American Gods Blog, Post 17

One of the best things about finishing a book, is there are things you haven’t been able to read that now you are.

When I’m writing a book – or even, when I know that one day I’m going to be writing a book – any fiction in possibly a similar area becomes taboo.

If my next book were to be a fictional life of Marco Polo, I’d not read any fiction to do with Marco Polo or Kublai Khan (and would probably have stopped reading it about five years ago): partly because I don’t want to see how someone else did that idea, and partly because if someone did do the same thing that I was going to do, I don’t want that route closed off because someone else has taken it already. It just keeps things simple.

It doesn’t mean you won’t be accused of plagiarism. I’ve still never read Christopher Fowler’s Roofworld, although I love Chris Fowler as a writer, and have had a copy of Roofworld on my shelves since before it came out (they sent me a proof). But I knew I wanted to do a magic city under London novel, and Roofworld looked too close to what I planned to do for comfort. I left it unread, as I left Mike Moorcock’s Mother London, and several other good books. Books I know I’d like I haven’t read (and still haven’t, since I want to go back to London Below one day).
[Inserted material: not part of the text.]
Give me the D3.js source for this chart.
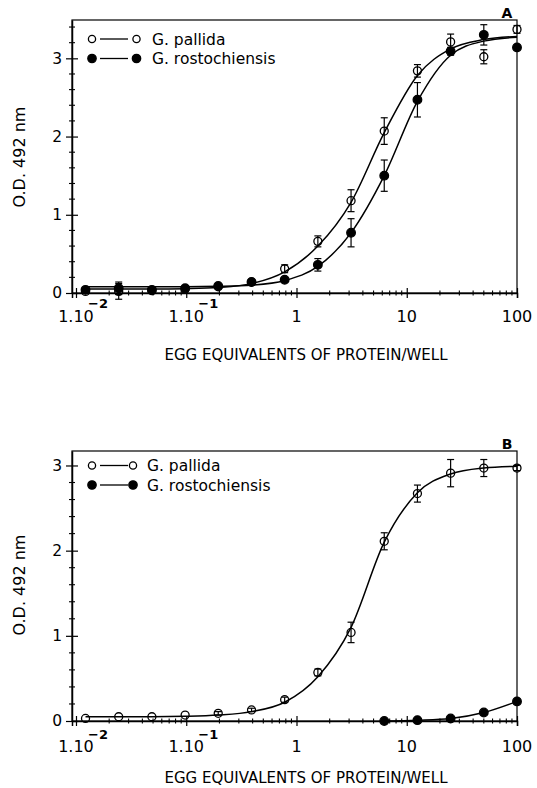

One of the joys of finishing American Gods is that there are books I can read, and books I can reread. John James’s Votan, for example. A book I read almost twenty years ago, and that I’ve wanted to reread for ages but didn’t dare to, as I knew it had a scene I was going to have to do in American Gods. And when I finally read it, last week, I was pleased that the two scenes didn’t resemble each other in any real way, and more pleased that twelve years spent getting as deeply into Norse stuff as anyone who doesn’t do it for a living had left me with an enormous appreciation for the brilliance of James’s novel. (It’s about a wily second century Greek trader in Germany who becomes Odin – Votan – and to whom all the Norse myths happen, or at least, the stories that will become the Norse Myths. Hilarious, moving and, along with its sequel, Not For all the Gold in Ireland, the best mythic-historical fiction out there, apart from Gene Wolfe’s Soldier in the Mist sequence, and maybe some Robert Graves.)

And now I’m reading a book I’ve wanted to read for five years, Martin Millar’s Good Fairies of New York. I read the back jacket copy when I bought the book, and ruled it off limits as it might have strayed into American Gods territory. Reading it in the bath today, it doesn’t. It’s just delightful Martin Millar, as funny and wise and solidly written as he gets at his best.